## What is being asked
Among the entries below, which lines run from the line with "Rebuild this chart" through the line with "const H = 337;"? Retype those, both ends included, exactly and without pictures.

[START Given data]

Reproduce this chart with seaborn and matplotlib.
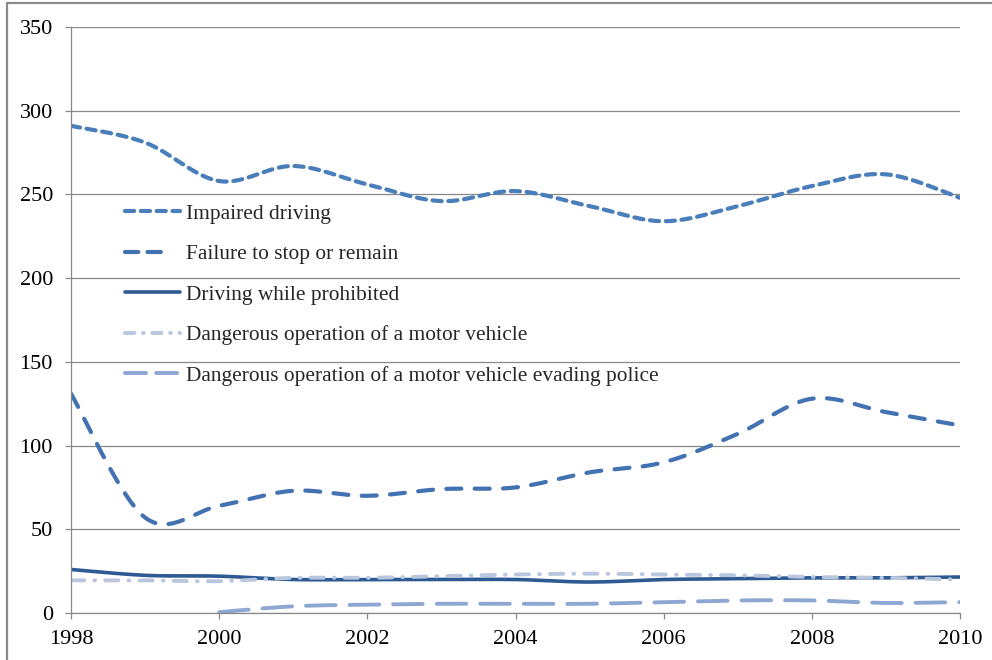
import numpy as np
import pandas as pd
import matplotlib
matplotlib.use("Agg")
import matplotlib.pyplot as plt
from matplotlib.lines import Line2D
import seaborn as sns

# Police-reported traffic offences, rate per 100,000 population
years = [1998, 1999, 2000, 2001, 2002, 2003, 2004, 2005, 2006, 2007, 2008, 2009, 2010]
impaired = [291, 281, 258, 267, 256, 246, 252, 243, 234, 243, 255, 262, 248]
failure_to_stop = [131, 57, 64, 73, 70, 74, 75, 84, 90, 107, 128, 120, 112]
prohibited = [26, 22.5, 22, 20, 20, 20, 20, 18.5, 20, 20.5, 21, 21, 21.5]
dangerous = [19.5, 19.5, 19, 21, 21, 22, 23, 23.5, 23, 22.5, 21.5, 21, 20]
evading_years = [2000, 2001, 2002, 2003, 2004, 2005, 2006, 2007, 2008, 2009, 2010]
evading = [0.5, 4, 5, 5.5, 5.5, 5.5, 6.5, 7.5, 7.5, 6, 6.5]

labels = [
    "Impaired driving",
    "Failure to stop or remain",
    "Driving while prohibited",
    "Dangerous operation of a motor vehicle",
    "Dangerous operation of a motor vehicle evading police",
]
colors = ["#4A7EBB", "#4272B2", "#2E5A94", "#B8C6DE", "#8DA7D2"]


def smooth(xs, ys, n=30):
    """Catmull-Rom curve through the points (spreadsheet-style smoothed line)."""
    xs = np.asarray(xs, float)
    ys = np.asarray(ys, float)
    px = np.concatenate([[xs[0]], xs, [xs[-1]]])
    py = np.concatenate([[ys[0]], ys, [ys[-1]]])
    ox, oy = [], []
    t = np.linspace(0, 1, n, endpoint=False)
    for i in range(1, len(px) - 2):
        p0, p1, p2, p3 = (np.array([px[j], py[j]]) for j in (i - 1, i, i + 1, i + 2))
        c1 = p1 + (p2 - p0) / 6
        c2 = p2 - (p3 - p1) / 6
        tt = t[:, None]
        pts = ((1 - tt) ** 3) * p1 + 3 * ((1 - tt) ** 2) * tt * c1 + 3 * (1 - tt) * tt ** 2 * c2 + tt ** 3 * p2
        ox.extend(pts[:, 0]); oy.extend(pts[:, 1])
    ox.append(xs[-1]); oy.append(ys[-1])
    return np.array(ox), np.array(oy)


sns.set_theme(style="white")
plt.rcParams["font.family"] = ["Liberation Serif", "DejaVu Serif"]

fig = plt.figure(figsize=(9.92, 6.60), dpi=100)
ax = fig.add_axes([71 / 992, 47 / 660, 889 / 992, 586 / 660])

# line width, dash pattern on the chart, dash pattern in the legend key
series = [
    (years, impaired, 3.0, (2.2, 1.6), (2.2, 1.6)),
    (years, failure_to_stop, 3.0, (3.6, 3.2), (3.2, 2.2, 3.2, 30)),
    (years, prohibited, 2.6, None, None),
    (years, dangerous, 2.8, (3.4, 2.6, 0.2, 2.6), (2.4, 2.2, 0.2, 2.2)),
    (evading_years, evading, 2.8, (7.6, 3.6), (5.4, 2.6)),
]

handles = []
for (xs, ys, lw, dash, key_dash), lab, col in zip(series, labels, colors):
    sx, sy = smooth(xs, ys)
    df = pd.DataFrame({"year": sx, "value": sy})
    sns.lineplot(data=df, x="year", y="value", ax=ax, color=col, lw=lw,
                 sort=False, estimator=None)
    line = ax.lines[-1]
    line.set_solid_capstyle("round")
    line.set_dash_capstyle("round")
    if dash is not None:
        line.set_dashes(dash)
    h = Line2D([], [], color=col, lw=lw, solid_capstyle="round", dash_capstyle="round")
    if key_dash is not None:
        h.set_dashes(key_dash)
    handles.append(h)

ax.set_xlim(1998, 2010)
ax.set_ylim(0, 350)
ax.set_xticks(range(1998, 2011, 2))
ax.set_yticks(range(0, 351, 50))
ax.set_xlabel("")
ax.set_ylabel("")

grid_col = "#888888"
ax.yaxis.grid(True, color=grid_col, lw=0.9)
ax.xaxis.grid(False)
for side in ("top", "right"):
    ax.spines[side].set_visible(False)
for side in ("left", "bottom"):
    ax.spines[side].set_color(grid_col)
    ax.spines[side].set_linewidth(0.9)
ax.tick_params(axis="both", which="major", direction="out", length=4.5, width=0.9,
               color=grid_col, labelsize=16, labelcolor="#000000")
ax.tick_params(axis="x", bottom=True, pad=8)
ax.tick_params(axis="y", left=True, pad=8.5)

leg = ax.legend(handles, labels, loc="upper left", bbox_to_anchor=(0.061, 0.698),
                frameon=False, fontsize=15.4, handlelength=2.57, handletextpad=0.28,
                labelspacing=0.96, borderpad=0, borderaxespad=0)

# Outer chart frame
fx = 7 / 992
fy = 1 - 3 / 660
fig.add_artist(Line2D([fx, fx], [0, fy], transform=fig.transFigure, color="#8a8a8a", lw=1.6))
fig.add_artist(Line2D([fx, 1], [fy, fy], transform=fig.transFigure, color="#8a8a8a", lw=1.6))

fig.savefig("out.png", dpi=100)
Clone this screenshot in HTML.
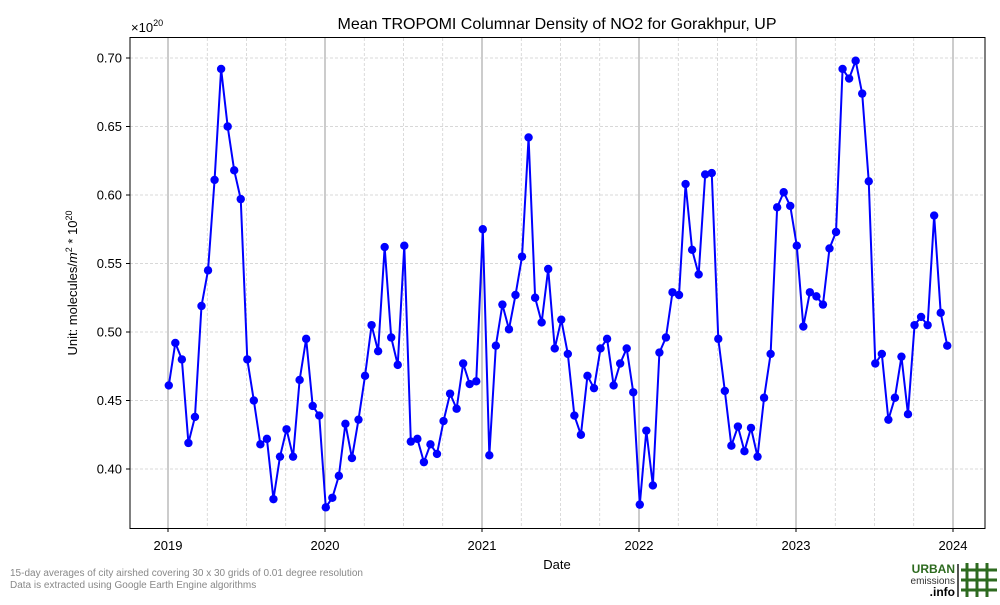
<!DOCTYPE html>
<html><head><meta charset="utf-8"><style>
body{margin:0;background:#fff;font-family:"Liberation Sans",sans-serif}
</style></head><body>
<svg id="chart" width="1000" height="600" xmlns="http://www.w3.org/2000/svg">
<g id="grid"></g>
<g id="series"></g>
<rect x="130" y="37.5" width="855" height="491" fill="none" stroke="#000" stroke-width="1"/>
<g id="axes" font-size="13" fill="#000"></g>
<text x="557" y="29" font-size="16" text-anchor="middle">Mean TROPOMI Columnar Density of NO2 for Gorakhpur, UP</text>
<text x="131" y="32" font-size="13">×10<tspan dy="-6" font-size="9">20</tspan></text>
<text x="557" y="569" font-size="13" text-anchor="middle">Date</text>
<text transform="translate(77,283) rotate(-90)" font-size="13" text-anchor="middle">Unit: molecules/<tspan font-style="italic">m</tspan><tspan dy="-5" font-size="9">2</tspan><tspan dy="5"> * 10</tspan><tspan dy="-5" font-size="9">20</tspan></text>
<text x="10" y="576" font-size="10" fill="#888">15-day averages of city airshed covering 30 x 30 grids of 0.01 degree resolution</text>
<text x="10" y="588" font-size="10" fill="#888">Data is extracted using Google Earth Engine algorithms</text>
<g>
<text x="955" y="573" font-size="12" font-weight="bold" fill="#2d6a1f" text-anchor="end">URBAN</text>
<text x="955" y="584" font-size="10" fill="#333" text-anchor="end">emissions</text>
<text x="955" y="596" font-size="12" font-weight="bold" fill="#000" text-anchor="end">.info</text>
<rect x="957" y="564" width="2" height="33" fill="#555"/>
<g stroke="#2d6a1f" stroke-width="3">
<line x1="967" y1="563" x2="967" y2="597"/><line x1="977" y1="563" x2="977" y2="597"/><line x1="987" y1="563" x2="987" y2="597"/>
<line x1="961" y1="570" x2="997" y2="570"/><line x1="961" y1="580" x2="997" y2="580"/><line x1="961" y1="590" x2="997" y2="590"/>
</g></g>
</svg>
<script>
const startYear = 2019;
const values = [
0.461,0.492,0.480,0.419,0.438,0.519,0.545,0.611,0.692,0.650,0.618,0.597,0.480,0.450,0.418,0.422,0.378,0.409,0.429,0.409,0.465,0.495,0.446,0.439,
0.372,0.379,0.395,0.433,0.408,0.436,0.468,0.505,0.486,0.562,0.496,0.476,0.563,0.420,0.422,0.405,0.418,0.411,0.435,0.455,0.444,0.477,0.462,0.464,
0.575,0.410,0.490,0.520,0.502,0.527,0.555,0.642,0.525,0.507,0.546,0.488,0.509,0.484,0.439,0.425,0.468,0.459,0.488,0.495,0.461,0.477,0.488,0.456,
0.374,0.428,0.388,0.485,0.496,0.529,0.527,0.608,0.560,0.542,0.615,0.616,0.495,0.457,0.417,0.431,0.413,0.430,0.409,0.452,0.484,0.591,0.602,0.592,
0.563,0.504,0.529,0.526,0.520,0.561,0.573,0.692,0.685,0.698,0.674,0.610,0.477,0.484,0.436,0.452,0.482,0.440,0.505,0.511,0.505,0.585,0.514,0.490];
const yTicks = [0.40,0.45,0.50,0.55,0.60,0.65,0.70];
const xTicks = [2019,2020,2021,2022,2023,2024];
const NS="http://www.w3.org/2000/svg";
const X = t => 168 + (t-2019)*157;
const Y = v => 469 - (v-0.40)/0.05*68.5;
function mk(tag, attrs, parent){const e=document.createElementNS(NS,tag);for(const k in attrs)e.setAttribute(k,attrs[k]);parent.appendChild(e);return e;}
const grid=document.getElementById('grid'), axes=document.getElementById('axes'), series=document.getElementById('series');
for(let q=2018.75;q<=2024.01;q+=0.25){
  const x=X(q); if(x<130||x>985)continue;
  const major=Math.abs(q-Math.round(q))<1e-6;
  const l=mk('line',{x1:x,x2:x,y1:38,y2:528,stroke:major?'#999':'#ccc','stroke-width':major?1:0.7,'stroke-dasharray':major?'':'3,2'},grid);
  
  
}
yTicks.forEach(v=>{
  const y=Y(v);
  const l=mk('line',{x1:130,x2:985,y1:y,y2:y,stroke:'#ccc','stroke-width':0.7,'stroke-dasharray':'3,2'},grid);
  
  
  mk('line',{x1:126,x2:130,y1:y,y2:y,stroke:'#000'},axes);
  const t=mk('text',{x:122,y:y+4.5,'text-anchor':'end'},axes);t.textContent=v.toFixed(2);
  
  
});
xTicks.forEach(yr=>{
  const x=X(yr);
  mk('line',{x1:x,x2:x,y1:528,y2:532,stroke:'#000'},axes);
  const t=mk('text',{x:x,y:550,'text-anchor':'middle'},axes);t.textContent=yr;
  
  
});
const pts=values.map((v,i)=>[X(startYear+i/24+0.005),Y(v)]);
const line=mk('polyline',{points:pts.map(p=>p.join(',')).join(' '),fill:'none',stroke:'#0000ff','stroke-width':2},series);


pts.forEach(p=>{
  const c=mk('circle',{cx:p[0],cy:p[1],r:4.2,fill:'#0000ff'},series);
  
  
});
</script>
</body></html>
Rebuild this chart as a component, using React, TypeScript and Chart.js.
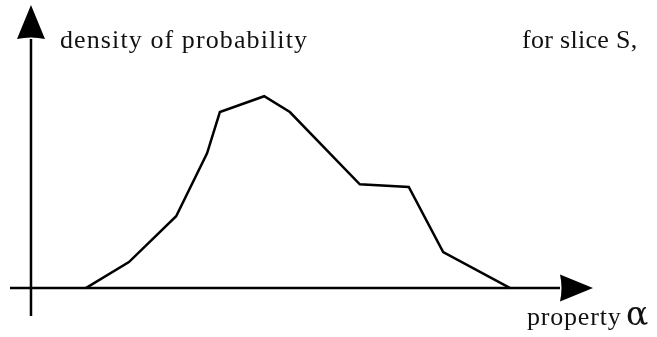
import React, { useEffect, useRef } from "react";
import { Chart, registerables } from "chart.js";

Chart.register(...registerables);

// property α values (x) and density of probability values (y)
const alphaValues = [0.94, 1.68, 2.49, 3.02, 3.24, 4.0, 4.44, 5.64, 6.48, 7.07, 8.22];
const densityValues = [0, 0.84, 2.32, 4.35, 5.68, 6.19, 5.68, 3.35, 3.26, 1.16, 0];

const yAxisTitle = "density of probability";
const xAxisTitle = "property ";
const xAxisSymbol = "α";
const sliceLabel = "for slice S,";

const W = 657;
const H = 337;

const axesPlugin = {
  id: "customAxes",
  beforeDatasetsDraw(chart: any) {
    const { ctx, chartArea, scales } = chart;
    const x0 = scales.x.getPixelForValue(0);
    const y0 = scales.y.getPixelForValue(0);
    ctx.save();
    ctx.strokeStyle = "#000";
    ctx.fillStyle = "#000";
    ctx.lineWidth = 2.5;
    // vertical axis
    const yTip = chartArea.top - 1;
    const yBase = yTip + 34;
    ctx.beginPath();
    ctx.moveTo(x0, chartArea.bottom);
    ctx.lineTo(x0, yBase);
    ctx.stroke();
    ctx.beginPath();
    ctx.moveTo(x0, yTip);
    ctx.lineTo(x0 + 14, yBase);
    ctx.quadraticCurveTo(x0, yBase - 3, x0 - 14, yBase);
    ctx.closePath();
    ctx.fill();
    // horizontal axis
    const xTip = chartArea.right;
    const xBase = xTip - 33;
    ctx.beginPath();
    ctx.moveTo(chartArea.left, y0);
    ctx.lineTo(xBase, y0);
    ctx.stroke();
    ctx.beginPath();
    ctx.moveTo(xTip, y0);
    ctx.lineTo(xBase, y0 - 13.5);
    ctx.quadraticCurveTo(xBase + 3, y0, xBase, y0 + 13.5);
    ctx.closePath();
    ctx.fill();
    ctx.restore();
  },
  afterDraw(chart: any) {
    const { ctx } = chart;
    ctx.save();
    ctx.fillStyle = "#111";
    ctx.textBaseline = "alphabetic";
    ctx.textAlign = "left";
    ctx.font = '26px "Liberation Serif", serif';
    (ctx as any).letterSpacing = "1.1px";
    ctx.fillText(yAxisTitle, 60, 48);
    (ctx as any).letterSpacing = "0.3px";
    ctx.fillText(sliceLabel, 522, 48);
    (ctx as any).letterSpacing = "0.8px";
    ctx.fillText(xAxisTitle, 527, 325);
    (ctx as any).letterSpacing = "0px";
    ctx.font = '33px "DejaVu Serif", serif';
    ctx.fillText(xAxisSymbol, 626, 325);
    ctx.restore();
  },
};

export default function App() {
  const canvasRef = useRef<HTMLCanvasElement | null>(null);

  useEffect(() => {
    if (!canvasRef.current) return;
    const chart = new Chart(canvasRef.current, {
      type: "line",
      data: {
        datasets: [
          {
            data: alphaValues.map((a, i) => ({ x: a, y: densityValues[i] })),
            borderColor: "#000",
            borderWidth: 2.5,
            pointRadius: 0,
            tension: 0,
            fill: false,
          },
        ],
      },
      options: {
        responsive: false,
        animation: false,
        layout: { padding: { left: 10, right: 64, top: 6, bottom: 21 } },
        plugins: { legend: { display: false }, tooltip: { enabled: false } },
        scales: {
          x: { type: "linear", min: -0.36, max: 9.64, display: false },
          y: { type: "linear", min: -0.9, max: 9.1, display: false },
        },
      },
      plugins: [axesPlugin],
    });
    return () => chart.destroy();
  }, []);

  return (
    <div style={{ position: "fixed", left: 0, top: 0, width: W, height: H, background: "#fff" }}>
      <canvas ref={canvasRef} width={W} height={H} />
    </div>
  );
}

[END Given data]

## Task response
Rebuild this chart as a component, using React, TypeScript and Chart.js.
import React, { useEffect, useRef } from "react";
import { Chart, registerables } from "chart.js";

Chart.register(...registerables);

// property α values (x) and density of probability values (y)
const alphaValues = [0.94, 1.68, 2.49, 3.02, 3.24, 4.0, 4.44, 5.64, 6.48, 7.07, 8.22];
const densityValues = [0, 0.84, 2.32, 4.35, 5.68, 6.19, 5.68, 3.35, 3.26, 1.16, 0];

const yAxisTitle = "density of probability";
const xAxisTitle = "property ";
const xAxisSymbol = "α";
const sliceLabel = "for slice S,";

const W = 657;
const H = 337;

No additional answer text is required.